Massachusetts Non-Disclosure Agreement Template


The Massachusetts Non-Disclosure Agreement (NDA) is a contract that protects a company or individual’s trade secrets from being exposed to others in a way that could competitively or financially harm their business. If the party shares the information with an unapproved third (3rd) party, the discloser of the trade secret(s) can potentially have the court issue an injunction (stopping the use of the secret) and/or receive compensation from damages. For unilateral agreements, the party sharing the information is known as the “disclosing party”

Massachusetts recently adopted the national Uniform Trade Secrets Act, officially putting the law into use on October 1st, 2018.

Additional Examples

What is the UTSA & Why Was it Established?

The Uniform Trade Secrets Act (UTSA) was established in recognition of the need for the law to support businesses that desire to use NDAs in states other than their own. Prior to the enactment of the UTSA, a company that operated in two (2) states with substantially different NDA laws faced significant difficulty applying the two (2) sets of laws to their circumstances. For instance, a company that operated in both Massachusetts and Maine would need to determine how the respective NDA laws of each state applied to their business.

Although the states that adopted the UTSA, including Massachusetts, made slight modifications to both its wording and terms, the laws are overall quite standardized across the country. Given these slight differences, citizens of each state should only reference their state’s NDA laws.

Trade Secret Law

Massachusetts became the 49th state to accept the Uniform Trade Secrets Act (UTSA).

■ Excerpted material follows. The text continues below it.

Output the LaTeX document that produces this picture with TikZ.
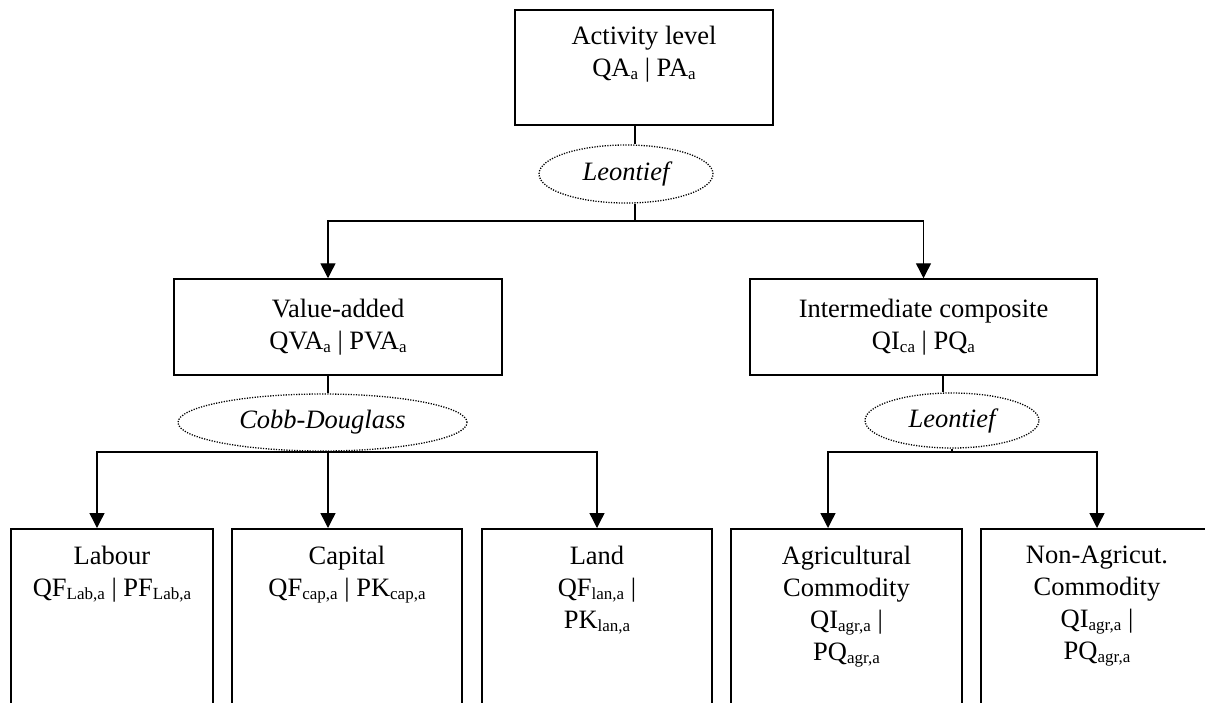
\documentclass[tikz,border=0pt]{standalone}
\usepackage{fontspec}
\setmainfont{Liberation Serif}
\usepackage{tikz}
\usetikzlibrary{shapes.geometric}
\usetikzlibrary{arrows.meta}
\usetikzlibrary{positioning}
\newcommand{\diagfont}{\fontsize{26.5}{32}\selectfont}
\newcommand{\subidx}[1]{\raisebox{-3pt}{\fontsize{17}{17}\selectfont #1}}
\tikzset{
  main box/.style={rectangle,draw,line width=1.5pt,inner sep=0pt,align=center},
  input box/.style={rectangle,draw,line width=1.5pt,inner sep=0pt,anchor=north,minimum height=200pt},
  box text/.style={align=center,inner sep=0pt},
  nest fn/.style={ellipse,draw,line width=1.3pt,dash pattern=on 1.2pt off 1.4pt,inner sep=0pt,font=\diagfont\itshape},
  link/.style={line width=1.4pt}
}
\begin{document}
\begin{tikzpicture}[>={Triangle[width=15pt,length=15pt]},x=1pt,y=-1pt,font=\diagfont]

	    \useasboundingbox (0,0) rectangle (1205,702);
	    \clip (0,0) rectangle (1205,702);

	    \node[main box,minimum width=258pt,minimum height=115pt] (activity) at (644,67.5) {};
	    \node[box text,below=17pt of activity.north] (activity-txt) {Activity level\\QA\subidx{a} | PA\subidx{a}};

	    \node[nest fn,minimum width=174pt,minimum height=58pt] (leon1) at (626,174) {Leontief};

	    \node[main box,minimum width=328pt,minimum height=96pt] (valadd) at (338,327) {Value-added\\QVA\subidx{a} | PVA\subidx{a}};
	    \node[main box,minimum width=347pt,minimum height=96pt] (interm) at (923.5,327) {Intermediate composite\\QI\subidx{ca} | PQ\subidx{a}};

	    \node[nest fn,minimum width=289pt,minimum height=57pt] (cobb) at (322.5,422.5) {Cobb-Douglass};
	    \node[nest fn,minimum width=174pt,minimum height=55pt] (leon2) at (952,420.5) {Leontief};

	    \node[input box,minimum width=202pt] (labour) at (112,528) {};
	    \node[box text,below=18pt of labour.north] (labour-txt) {Labour\\QF\subidx{Lab,a} | PF\subidx{Lab,a}};
	    \node[input box,minimum width=230pt] (capital) at (347,528) {};
	    \node[box text,below=18pt of capital.north] (capital-txt) {Capital\\QF\subidx{cap,a} | PK\subidx{cap,a}};
	    \node[input box,minimum width=230pt] (land) at (597,528) {};
	    \node[box text,below=18pt of land.north] (land-txt) {Land\\QF\subidx{lan,a} |\\PK\subidx{lan,a}};
	    \node[input box,minimum width=231pt] (agric) at (846.5,528) {};
	    \node[box text,below=18pt of agric.north] (agric-txt) {Agricultural\\Commodity\\QI\subidx{agr,a} |\\PQ\subidx{agr,a}};
	    \node[input box,minimum width=232pt] (nonagric) at (1097,528) {};
	    \node[box text,below=18pt of nonagric.north] (nonagric-txt) {Non-Agricut.\\Commodity\\QI\subidx{agr,a} |\\PQ\subidx{agr,a}};

	    \coordinate (actout) at ([xshift=-9pt]activity.south);
	    \coordinate (fork1) at (635,221);
	    \coordinate (vaout) at ([xshift=-10pt]valadd.south);
	    \coordinate (vain) at ([xshift=-10pt]valadd.north);
	    \coordinate (intout) at ([xshift=19.5pt]interm.south);
	    \coordinate (fork2) at (328,452);
	    \coordinate (fork3) at (952,452);

	    \draw[link] (actout) -- (actout |- leon1.north);
	    \draw[link] (leon1.south -| fork1) -- (fork1);
	    \draw[link,->] (fork1) -| (vain);
	    \draw[link,->] (fork1) -| (interm.north);
	    \draw[link] (vaout) -- (vaout |- cobb.north);
	    \draw[link] (intout) -- (intout |- leon2.north);
	    \draw[link] (cobb.south) |- (fork2);
	    \draw[link,->] (fork2) -| ([xshift=-15pt]labour.north);
	    \draw[link,->] (fork2) -- (fork2 |- capital.north);
	    \draw[link,->] (fork2) -| (land.north);
	    \draw[link] (leon2) -- (fork3);
	    \draw[link,->] (fork3) -| ([xshift=-18.5pt]agric.north);
	    \draw[link,->] (fork3) -| (nonagric.north);
\end{tikzpicture}
\end{document}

Massachusetts’ version of the Trade Secrets Act, found in Chapter 93, Section 42 of Massachusetts’ General Laws, became active on October 1st, 2018. Below is a brief outline of the act.

Laws: §§ 42 – 42G

  • § 42: Definitions of frequently used words in the Act.
  • § 42A: Discusses when an injunction can be issued by the court.
  • § 42B: When the complainant can recover damages caused by misappropriation.
  • § 42C: Discusses what is required for the court to pay for the winning party’s attorney’s fees.
  • § 42D: What the court will do to preserve the secrecy of trade secrets during litigation.
  • § 42E: The statute of limitations (3 years).
  • § 42F: How the act affects other laws within the Massachusetts Legislature.
  • § 42G: Conveys that the act is meant to be in line with the states that adopted the Act.

Statute of Limitations

Massachusetts statute 42E states that those that suffered from having their secrets stolen have three (3) years from the date it was discovered (or should have been discovered) to make a case regarding the matter.